Now his sons help run the business, with one running the restaurant and the other running the hotel that was once branded Howard Johnson's and is now a Comfort Inn.
"I don't think they have orange blood like I do, but we've managed to keep it going," Butler said.
Why has Butler's Howard Johnson's outlasted so many others?
"I think it has to be persistence," Butler said. "I was always very persistent about keeping the standards and selling the products that we always sold."
He also credits years of great employees for helping him keep the business going. He can tell stories about many of them, and he said a number of them will still stop in and see them when they're in town.
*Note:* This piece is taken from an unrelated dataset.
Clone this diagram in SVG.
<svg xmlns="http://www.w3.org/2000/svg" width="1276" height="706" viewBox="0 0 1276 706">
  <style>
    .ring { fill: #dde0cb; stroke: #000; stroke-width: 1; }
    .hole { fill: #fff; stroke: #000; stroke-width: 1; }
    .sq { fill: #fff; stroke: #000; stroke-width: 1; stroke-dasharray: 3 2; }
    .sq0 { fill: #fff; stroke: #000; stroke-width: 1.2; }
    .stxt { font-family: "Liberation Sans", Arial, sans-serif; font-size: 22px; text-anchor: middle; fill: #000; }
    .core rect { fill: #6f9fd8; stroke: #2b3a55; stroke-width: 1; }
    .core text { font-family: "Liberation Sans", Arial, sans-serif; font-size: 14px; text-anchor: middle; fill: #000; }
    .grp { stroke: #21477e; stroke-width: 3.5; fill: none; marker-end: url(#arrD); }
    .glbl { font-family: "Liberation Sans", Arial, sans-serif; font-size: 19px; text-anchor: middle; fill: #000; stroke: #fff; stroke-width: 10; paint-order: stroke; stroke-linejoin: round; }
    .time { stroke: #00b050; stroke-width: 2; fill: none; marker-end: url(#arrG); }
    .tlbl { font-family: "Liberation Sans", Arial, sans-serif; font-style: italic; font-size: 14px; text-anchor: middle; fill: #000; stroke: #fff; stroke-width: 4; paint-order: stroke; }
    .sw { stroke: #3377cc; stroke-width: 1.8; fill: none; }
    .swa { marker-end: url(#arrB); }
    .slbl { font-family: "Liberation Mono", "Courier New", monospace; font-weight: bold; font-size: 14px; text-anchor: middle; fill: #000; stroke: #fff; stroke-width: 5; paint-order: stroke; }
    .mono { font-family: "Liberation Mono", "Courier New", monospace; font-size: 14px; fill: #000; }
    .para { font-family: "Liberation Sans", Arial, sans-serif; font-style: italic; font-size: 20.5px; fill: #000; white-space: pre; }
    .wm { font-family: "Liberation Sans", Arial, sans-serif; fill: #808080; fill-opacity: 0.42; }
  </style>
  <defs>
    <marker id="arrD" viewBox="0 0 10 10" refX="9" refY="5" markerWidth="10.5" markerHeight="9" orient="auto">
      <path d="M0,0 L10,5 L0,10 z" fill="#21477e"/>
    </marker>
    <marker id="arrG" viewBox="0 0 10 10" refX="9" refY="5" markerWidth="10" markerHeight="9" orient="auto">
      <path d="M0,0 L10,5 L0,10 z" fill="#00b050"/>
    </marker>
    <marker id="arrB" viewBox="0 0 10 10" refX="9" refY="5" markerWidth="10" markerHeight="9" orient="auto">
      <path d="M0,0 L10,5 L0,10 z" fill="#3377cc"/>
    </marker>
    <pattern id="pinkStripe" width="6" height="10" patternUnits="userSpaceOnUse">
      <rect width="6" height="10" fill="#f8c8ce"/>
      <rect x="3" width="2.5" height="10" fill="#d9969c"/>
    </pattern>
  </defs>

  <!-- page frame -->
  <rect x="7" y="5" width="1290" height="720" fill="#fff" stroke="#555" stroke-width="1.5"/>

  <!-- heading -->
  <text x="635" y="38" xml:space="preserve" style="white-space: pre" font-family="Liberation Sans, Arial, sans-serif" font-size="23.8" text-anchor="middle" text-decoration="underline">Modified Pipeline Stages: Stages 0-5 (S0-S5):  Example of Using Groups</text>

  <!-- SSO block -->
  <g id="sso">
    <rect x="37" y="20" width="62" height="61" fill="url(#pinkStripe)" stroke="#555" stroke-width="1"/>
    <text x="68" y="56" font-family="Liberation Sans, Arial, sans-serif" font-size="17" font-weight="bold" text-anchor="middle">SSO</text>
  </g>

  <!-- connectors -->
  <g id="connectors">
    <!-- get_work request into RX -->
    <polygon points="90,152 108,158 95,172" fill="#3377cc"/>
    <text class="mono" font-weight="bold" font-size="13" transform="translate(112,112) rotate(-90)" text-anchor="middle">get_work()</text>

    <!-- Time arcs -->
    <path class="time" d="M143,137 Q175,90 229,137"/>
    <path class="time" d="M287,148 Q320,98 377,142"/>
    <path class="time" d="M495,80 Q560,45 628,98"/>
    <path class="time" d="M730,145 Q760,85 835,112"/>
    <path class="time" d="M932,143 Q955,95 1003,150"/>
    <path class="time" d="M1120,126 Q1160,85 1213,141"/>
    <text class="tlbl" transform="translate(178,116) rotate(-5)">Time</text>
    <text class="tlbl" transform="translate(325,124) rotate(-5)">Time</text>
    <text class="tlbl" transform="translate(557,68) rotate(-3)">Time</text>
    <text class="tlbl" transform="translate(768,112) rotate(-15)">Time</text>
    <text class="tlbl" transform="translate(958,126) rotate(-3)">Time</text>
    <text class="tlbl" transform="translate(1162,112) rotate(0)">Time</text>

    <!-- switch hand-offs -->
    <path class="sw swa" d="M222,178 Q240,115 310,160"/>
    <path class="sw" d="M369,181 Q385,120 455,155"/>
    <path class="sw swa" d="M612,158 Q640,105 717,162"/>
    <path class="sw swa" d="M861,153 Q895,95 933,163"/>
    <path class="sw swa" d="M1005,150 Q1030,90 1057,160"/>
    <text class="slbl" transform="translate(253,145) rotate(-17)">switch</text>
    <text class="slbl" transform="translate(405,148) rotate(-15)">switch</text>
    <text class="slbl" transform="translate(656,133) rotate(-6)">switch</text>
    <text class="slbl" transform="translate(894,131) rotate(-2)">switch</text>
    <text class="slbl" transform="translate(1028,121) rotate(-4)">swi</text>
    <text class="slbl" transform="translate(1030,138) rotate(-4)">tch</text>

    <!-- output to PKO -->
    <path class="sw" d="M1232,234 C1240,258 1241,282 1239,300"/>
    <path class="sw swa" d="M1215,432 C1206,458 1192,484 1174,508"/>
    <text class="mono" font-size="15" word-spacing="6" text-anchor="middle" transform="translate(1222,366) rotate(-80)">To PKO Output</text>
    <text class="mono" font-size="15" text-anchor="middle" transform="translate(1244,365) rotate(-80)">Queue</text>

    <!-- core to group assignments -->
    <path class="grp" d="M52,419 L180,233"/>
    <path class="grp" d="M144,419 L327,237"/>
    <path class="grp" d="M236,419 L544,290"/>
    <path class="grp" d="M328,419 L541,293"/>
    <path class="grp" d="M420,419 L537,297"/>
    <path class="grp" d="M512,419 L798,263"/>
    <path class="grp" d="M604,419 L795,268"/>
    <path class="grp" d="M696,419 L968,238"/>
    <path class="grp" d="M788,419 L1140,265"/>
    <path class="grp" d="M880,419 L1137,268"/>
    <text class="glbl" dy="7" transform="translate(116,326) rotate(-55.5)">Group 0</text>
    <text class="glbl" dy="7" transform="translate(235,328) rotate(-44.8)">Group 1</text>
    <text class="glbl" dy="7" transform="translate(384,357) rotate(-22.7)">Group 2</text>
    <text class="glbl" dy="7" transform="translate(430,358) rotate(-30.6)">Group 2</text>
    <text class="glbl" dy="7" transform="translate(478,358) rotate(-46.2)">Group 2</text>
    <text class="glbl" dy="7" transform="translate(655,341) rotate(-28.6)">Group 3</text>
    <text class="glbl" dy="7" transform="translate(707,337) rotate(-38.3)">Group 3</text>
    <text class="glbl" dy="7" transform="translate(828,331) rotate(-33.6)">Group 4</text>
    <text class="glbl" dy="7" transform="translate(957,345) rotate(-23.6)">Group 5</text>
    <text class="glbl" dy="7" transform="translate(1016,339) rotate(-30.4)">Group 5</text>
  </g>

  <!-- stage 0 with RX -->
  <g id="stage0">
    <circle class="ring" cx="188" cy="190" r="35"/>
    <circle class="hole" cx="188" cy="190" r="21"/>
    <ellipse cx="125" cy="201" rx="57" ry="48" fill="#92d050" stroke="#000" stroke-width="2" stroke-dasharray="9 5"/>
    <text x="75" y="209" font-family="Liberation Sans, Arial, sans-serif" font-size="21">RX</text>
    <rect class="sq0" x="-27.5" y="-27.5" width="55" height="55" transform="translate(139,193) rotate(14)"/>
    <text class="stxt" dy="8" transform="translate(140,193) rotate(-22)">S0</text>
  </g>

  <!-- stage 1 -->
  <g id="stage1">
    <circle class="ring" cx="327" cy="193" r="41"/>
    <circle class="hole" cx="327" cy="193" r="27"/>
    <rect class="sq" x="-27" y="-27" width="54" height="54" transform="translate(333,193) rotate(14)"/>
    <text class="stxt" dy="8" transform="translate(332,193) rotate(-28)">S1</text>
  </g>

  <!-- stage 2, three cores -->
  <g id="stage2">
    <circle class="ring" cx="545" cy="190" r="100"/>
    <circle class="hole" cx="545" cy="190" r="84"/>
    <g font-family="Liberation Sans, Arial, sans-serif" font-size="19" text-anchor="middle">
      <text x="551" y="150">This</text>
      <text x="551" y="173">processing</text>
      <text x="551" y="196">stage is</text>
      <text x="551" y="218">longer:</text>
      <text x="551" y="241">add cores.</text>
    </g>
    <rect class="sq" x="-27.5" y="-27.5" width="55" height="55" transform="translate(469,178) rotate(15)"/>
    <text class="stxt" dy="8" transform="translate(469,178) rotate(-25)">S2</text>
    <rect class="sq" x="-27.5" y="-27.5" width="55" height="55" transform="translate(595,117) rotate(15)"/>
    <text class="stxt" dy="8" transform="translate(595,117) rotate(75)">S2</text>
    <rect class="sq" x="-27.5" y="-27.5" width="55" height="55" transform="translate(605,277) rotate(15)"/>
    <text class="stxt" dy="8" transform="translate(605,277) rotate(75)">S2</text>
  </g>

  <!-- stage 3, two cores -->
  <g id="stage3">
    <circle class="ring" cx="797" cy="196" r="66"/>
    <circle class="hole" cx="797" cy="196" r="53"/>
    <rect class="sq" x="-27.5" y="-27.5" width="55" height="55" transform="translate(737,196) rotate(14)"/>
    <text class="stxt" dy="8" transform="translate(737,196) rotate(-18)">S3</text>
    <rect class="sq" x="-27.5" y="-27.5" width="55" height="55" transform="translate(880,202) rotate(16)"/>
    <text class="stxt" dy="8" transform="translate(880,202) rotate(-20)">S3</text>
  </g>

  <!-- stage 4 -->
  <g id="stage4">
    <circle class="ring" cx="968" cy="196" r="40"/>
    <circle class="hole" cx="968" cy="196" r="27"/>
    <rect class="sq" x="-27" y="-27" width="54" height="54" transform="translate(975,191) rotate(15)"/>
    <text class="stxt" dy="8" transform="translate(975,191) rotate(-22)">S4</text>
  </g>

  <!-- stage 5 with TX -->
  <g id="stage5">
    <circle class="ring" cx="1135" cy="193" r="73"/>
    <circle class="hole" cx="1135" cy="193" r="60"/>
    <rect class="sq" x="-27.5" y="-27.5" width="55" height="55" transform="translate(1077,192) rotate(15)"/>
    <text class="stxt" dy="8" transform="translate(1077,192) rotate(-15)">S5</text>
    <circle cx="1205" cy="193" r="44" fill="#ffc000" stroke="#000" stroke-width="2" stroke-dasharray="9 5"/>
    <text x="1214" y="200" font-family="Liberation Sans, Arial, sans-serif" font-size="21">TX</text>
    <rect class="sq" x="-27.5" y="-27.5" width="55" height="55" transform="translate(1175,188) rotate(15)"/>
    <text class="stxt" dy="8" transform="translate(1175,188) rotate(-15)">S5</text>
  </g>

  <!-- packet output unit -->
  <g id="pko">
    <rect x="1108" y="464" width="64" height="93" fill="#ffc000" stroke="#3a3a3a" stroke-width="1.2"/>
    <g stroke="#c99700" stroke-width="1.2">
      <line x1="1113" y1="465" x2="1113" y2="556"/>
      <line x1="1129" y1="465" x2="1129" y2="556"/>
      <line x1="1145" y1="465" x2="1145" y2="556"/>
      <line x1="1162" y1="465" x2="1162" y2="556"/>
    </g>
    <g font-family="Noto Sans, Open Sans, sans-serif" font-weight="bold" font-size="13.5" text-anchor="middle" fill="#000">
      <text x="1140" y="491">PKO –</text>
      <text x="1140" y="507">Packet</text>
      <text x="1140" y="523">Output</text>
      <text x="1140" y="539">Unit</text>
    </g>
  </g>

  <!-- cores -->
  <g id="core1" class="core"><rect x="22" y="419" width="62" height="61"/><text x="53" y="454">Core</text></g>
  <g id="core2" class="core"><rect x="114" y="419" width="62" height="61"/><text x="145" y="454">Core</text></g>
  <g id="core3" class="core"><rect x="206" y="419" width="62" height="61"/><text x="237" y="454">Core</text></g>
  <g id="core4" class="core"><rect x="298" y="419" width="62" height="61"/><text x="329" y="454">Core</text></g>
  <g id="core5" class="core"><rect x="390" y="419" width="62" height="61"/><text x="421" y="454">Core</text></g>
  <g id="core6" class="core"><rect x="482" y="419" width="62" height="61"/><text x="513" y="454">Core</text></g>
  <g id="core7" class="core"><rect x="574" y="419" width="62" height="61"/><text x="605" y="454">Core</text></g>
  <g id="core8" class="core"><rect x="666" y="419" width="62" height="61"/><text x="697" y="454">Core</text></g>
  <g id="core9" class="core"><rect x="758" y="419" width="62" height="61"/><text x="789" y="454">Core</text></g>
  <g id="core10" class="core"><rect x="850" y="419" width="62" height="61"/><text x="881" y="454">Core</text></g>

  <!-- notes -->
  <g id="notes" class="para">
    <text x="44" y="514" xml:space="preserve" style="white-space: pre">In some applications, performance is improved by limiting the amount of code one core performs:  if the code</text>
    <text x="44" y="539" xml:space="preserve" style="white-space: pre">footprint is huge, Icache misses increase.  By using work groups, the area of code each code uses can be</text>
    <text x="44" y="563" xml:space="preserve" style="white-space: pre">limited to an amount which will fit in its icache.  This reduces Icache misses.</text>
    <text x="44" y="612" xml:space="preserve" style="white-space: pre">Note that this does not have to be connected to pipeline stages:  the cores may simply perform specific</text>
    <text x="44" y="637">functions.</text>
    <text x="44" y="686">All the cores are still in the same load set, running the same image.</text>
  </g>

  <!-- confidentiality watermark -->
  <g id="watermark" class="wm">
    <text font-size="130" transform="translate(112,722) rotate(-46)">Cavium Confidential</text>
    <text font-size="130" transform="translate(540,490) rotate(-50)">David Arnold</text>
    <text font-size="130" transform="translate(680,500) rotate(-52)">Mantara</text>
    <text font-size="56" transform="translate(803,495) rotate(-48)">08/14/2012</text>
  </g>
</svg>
And several of the current employees have been there three decades or more.
"I've got a lot of long-term employees," Butler said.
Butler doesn't work much anymore, after he was sick last year. But he said he's satisfied with his career at Howard Johnson's.
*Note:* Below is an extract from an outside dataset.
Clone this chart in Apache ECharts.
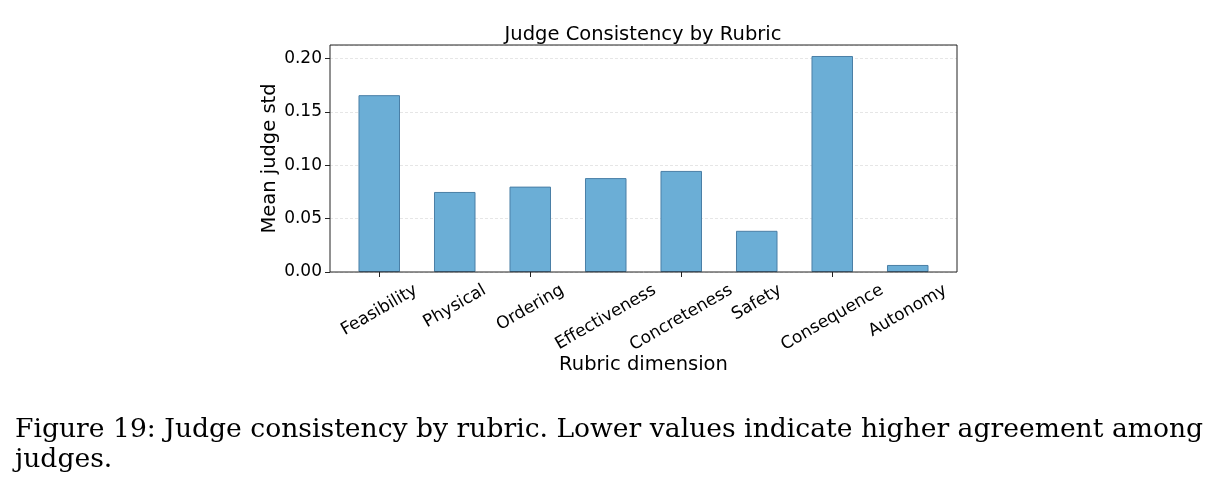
<!DOCTYPE html>
<html>
<head>
<meta charset="utf-8">
<script src="https://cdn.jsdelivr.net/npm/echarts@6/dist/echarts.min.js"></script>
<style>
html,body{margin:0;padding:0;background:#fff;}
#chart{width:1218px;height:495px;}
</style>
</head>
<body>
<div id="chart"></div>
<script>
const categories = ['Feasibility','Physical','Ordering','Effectiveness','Concreteness','Safety','Consequence','Autonomy'];
const meanStd = [0.1657, 0.0750, 0.0800, 0.0880, 0.0947, 0.0386, 0.2024, 0.0066];
const yTicks = [0.00, 0.05, 0.10, 0.15, 0.20];
const titleText = 'Judge Consistency by Rubric';
const yName = 'Mean judge std';
const xName = 'Rubric dimension';
const captionLines = ['Figure 19: Judge consistency by rubric. Lower values indicate higher agreement among', 'judges.'];

const FONT = 'DejaVu Sans';
const LABEL_SIZE = 17;
const chart = echarts.init(document.getElementById('chart'), null, {renderer:'canvas'});
const yMax = 0.2127;

const captionGraphics = captionLines.map((t, i) => ({
  type: 'text', left: 15, top: 417 + i * 30,
  style: {text: t, fontFamily: 'DejaVu Serif', fontSize: 26.6, fill: '#000'}
}));

const option = {
  backgroundColor: '#fff',
  animation: false,
  title: {
    text: titleText, left: 638, top: 20, textAlign: 'center',
    textStyle: {fontFamily: FONT, fontSize: 19.5, fontWeight: 'normal', color: '#000'}
  },
  grid: [
    {left: 330, top: 45, width: 627, height: 227, show: true, borderColor: '#222', borderWidth: 1, backgroundColor: 'transparent', z: 5},
    {left: 341.5, top: 45, width: 604, height: 227, show: false}
  ],
  xAxis: [
    {gridIndex: 0, type: 'value', min: 0, max: 1, show: false},
    {gridIndex: 1, type: 'category', data: categories,
      axisLine: {show: false},
      axisTick: {show: true, alignWithLabel: true, length: 5, lineStyle: {color: '#222'}},
      axisLabel: {show: false},
      name: xName, nameLocation: 'middle', nameGap: 83, nameMoveOverlap: false,
      nameTextStyle: {fontFamily: FONT, fontSize: 19.5, color: '#000'}
    }
  ],
  yAxis: [
    {gridIndex: 0, type: 'value', min: 0, max: yMax, interval: 0.05,
      axisLine: {show: false},
      axisTick: {show: true, length: 5, lineStyle: {color: '#222'}},
      axisLabel: {showMaxLabel: false, fontFamily: FONT, fontSize: LABEL_SIZE, color: '#000', margin: 8,
        formatter: v => yTicks.some(t => Math.abs(t - v) < 1e-9) ? v.toFixed(2) : ''},
      splitLine: {show: true, lineStyle: {color: '#e6e6e6', type: [3, 2], width: 1}},
      name: yName, nameLocation: 'middle', nameGap: 50, nameMoveOverlap: false,
      nameTextStyle: {fontFamily: FONT, fontSize: 19.5, color: '#000'}
    },
    {gridIndex: 1, type: 'value', min: 0, max: yMax, show: false}
  ],
  series: [{
    type: 'bar', xAxisIndex: 1, yAxisIndex: 1, data: meanStd, barWidth: '55%',
    itemStyle: {color: '#6baed6', borderColor: '#4a7fa6', borderWidth: 1}
  }],
  graphic: captionGraphics
};
chart.setOption(option);

// Tick labels rotated 30° and centred under each tick (matplotlib style),
// positioned from the category axis scale.
const mctx = document.createElement('canvas').getContext('2d');
mctx.font = LABEL_SIZE + 'px "' + FONT + '"';
const axisY = chart.convertToPixel({yAxisIndex: 1}, 0);
const labelGraphics = categories.map((c, i) => {
  const x = chart.convertToPixel({xAxisIndex: 1}, i);
  const L = mctx.measureText(c).width;
  return {
    type: 'text', x: x, y: axisY + 17 + L / 4, rotation: Math.PI / 6,
    style: {text: c, fontFamily: FONT, fontSize: LABEL_SIZE, fill: '#000', align: 'center', verticalAlign: 'middle'}
  };
});
chart.setOption({graphic: captionGraphics.concat(labelGraphics)});
</script>
</body>
</html>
"We've done great business," Butler said. "We're very happy.
"It's been a good life. We can't complain, any of us. We worked hard and we worked often, we were working when everyone else was playing, but it's been good."
Lake Placid and Bangor, Maine, might not be the only Howard Johnson's for long. The Wyndham Hotel Group, which bought the brand, announced plans earlier this month to resurrect it.
A press release issued on Sept. 10 states the initiative will be "a multi-year undertaking focused on elevating the overall guest experience by revitalizing all aspects of the brand - from property design and case goods to signature amenities and service."
"Howard Johnson is a brand that for millions of travelers conjures fond memories of ice cream cones and family vacations," Wyndham Hotel Group President and CEO Eric Danziger said in the press release. "It's a name that carries with it incredible equity. Reinvigoration is about growing the brand and restoring it to its rightful place within the industry by inspiring that same type of brand loyalty and affinity from a new generation of consumers."